= Bhil Mavchi =

The Mavchi are one of the sub-groups of the community found in the state of Maharashtra in India. They are also known as Gavit.

They mostly found in Sakri, Navapur talukas.

==Origin==
The community is also referred to as Gavit, which means a headman, because village headmen were often chosen from the Mavchi community. They speak their own dialect, Mavchi, which is distinct from other Bhil dialects, having less Marathi loanwords. the community is similar to Gamit community of neighbouring Tapi District of Gujarat. The dialect of both communities is similar. Mavchi has more Marathi words since people are educated in Marathi while for Gamits education is done in Gujarati and they use more Gujarati words. however basic words are same mostly used by elderly and illiterate people.
The village heads were appointed from these communities. for village "GAV" in Marathi and therefore Gavit in Maharashtra and similarly 'GAM' in Gujarati and Gamit in Gujarat.
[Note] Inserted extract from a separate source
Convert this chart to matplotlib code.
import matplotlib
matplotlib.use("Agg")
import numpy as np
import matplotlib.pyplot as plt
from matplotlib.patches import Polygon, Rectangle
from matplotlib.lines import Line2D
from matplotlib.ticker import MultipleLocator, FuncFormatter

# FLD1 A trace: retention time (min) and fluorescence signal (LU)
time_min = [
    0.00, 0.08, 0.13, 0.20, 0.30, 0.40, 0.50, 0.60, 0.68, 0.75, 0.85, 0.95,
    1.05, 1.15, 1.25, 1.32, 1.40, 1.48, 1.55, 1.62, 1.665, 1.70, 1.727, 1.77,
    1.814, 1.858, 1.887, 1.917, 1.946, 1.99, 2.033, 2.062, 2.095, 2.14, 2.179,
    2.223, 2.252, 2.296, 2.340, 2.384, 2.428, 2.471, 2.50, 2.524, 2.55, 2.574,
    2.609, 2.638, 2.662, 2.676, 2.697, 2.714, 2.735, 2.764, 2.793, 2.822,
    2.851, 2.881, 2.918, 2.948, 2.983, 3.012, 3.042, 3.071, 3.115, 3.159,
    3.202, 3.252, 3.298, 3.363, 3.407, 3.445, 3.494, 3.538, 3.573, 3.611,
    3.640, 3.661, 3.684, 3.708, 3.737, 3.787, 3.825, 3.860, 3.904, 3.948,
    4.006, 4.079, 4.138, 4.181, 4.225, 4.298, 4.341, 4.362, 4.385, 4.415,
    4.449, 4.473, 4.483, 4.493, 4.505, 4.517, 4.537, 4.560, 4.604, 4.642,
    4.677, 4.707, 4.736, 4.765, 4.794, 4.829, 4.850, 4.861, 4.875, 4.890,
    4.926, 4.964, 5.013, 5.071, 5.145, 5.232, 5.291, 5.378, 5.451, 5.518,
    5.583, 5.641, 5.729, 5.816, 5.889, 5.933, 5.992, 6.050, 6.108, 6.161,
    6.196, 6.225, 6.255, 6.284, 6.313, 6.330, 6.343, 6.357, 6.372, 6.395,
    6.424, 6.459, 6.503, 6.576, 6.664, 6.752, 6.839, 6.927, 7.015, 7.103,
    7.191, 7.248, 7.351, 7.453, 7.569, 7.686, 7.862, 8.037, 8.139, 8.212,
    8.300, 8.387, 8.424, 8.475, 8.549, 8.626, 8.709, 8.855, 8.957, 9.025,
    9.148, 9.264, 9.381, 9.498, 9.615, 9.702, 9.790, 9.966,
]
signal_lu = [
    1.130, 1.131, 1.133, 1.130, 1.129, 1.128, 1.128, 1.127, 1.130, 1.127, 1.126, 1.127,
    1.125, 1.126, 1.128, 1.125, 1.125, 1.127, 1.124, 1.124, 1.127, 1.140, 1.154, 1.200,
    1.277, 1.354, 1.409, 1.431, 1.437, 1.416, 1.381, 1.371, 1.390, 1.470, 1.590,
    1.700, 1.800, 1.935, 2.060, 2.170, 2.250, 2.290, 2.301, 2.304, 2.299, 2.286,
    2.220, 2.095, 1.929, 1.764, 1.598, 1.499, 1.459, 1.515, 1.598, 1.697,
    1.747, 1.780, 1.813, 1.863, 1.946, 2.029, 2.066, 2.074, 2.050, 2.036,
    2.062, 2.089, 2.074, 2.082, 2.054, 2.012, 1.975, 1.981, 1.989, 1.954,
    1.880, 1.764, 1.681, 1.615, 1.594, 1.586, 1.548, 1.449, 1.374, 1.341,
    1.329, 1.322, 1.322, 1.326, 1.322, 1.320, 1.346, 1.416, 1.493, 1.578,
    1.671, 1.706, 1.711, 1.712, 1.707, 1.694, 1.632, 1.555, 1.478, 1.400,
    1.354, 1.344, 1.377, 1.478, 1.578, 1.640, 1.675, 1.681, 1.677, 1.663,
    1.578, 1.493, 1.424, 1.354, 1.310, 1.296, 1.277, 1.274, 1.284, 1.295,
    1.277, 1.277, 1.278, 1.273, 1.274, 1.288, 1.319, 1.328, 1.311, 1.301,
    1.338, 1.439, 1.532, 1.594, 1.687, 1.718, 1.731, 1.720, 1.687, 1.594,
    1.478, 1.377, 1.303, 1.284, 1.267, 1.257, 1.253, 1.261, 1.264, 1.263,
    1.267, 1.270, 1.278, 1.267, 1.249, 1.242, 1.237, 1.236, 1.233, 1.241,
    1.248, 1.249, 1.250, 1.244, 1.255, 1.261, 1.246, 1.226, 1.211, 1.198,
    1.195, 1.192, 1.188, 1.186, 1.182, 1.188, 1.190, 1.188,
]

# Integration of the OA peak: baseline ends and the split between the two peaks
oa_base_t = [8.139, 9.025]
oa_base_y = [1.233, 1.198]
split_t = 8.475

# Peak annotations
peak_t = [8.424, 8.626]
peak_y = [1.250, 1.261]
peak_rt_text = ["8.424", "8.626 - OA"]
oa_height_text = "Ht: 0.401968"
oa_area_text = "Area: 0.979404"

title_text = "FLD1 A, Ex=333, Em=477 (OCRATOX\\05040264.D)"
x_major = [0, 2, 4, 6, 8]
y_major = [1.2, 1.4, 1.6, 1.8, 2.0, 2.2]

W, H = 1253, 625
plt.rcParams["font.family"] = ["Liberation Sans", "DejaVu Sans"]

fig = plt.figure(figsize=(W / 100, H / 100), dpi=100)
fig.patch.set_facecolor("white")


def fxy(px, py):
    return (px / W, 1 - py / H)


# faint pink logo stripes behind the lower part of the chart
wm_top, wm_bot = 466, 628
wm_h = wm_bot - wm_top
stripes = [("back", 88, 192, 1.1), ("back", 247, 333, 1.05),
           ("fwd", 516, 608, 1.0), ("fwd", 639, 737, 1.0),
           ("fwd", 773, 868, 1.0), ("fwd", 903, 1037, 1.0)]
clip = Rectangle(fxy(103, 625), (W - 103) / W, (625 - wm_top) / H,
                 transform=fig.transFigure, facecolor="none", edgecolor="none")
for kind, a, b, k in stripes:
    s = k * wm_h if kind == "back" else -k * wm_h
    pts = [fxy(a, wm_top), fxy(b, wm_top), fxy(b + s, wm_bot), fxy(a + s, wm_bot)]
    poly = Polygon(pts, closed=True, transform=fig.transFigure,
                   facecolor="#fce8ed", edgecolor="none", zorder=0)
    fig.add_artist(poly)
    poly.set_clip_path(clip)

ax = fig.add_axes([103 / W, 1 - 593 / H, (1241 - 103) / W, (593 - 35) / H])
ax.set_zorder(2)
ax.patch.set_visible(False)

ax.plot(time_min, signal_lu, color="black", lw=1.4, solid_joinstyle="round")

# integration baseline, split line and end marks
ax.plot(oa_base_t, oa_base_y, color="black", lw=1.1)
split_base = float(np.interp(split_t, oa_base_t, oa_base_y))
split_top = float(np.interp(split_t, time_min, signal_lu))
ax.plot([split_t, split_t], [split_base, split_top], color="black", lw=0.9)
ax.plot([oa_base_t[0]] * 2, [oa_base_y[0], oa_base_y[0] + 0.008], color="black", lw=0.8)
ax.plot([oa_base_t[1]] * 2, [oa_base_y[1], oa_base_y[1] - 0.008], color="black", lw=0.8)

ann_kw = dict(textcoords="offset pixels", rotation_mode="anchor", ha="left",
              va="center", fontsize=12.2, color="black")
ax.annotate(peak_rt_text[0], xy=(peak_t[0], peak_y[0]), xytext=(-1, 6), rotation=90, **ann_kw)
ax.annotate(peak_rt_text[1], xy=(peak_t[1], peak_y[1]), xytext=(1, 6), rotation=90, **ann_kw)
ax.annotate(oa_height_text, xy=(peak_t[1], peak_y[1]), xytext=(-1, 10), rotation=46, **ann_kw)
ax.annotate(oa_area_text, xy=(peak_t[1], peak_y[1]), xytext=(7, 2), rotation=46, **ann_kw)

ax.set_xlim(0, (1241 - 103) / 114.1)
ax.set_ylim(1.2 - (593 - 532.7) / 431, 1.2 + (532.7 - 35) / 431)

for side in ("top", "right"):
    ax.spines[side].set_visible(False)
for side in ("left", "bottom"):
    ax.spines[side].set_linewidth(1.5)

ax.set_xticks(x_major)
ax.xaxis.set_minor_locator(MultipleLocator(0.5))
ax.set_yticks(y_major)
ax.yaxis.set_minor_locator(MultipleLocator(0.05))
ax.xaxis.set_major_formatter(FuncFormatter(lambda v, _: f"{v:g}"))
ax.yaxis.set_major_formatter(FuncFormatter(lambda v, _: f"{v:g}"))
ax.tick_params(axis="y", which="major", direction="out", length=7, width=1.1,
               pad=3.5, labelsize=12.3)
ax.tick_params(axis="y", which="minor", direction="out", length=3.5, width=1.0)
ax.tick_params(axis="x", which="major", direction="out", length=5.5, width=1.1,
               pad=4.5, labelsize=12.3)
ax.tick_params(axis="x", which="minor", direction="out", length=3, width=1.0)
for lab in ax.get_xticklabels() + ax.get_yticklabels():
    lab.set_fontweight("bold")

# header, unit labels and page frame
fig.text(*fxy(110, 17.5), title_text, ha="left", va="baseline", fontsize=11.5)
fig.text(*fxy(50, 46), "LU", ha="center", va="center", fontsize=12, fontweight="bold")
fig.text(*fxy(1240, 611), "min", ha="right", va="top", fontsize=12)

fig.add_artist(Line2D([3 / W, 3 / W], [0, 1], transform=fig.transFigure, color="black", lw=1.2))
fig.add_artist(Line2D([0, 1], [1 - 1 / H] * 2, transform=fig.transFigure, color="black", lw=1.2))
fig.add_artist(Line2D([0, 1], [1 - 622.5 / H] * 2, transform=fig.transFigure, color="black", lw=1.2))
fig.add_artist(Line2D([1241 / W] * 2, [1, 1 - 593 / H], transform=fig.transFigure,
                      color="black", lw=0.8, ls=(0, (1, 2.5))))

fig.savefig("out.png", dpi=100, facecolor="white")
Both communities has social ties including marriages etc. Bothsides they have relations in Gujarat and Maharashtra.
In 1960 the Uchhal taluka was full of Mavchi community. The Taluka was transferred to Gujarat from Maharashtra and suddenly they became Gamits.

==Present circumstances==

The Mavchi are an endogamous community, and practice clan exogamy, There customs are similar to neighbouring Bhil groups such as the Vasave, Valvi, Gavit. The Mavchi are a community of small and medium-sized farmers. Some are now beginning to migrate to the cities of Surat and Mumbai, and work in the sugar mills. The Mavchi are divided into two groups, the Christian and Hindu Mavchi. This is recent phenomena with the spread of Christianity among community. Among the Hindus, there also exists a number of ancestral non-Hindu tribal deities, such as Hiwaryo dev, Gaondev, Kuwarli, Devalimadi, Yahamogi, etc. Waghdev is worshipped on full moon day of Sravan month and celebrated as festival. With spread of education among community Ganapati festival, Navratri etc. are also celebrated.